Es geht nicht um einen Sonderweg Brandenburgs, etwa wegen der Entvölkerung berlinferner Regionen. Hintergrund ist auch eine Selbstverpflichtung der Bundesregierung, wonach bis 2020 in Deutschland zwei Prozent der Fläche Wildnisgebiete werden sollen – als nationaler Beitrag im weltweiten Ringen gegen das dramatische Artensterben. Bisher gibt es bundesweit „0,4 bis 0,6 Prozent“ Wildnisflächen, vor allem in den Kernzonen der Nationalparks, sagte Beate Jessel, Präsidentin des Bundesamtes für Naturschutz. Als Gebiete kämen großräumige Naturwälder, Truppenübungsplätze, Bergbaufolgelandschaften und Überflutungsauen infrage: Die eher magere Brandenburger Bilanz wollte Jesse nicht kommentieren, da der Bund „auf die Mitwirkung der Länder und Gemeinden angewiesen“ sei. Doch Experten sind sich einig, dass Brandenburgs Beitrag angesichts der dichten Besiedlung vieler westdeutscher Regionen größer als zwei Prozent sein müsste.

Aus Sicht der Stiftung Brandenburgische Naturlandschaften, die selbst 12 000 Hektar unberührte Natur besitzt und weitere Flächen erwerben will, ist das 2-Prozent-Ziel realistisch. 8 Prozent des Landes seien frühere Truppenübungsplätze, sagte Ratsvorsitzender Hans-Joachim Mader.
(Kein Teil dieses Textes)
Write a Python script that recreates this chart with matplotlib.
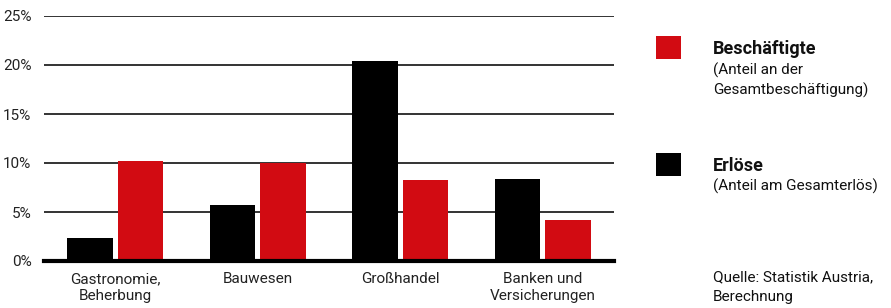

Als Beispiele für mögliche Gebiete nannte er „Bombodrom“ in der Kyritz-Ruppiner Heide und die Tangersdorfer Heide. „Wenn man das strategisch gut anpackt, ist es machbar.“ So könne man voreilig verkaufte, inzwischen abgeforstete Gebiete günstig zurückerwerben. Der Naturschutzbund Brandenburg sieht vor allem das Land selbst in der Pflicht: Von den 300 000 Hektar Landeswald könnte man 40 000 Hektar zu Wildnisgebieten machen, fordert Nabu-Chef Tom Kirschey. Bislang verweigere aber der Forst die Aufgabe jedes Quadratmeters. „So werden selbst alte Buchenwälder weiter bewirtschaftet.“

Brandenburg hat mit Verwilderungsplänen bereits Lehrgeld gezahlt. Im Nationalpark Unteres Odertal, dem einzigen des Landes, sorgen nämlich vor allem Totalreservatszonen für erbitterten Streit. Der internationale Nationalpark-Standard, wonach 50 Prozent der rund 10 600 Hektar eigentlich Schutzzone I – tabu für den Menschen – sein müsste, ist nicht in Sicht. Bisher sind es lediglich rund 1500 Hektar.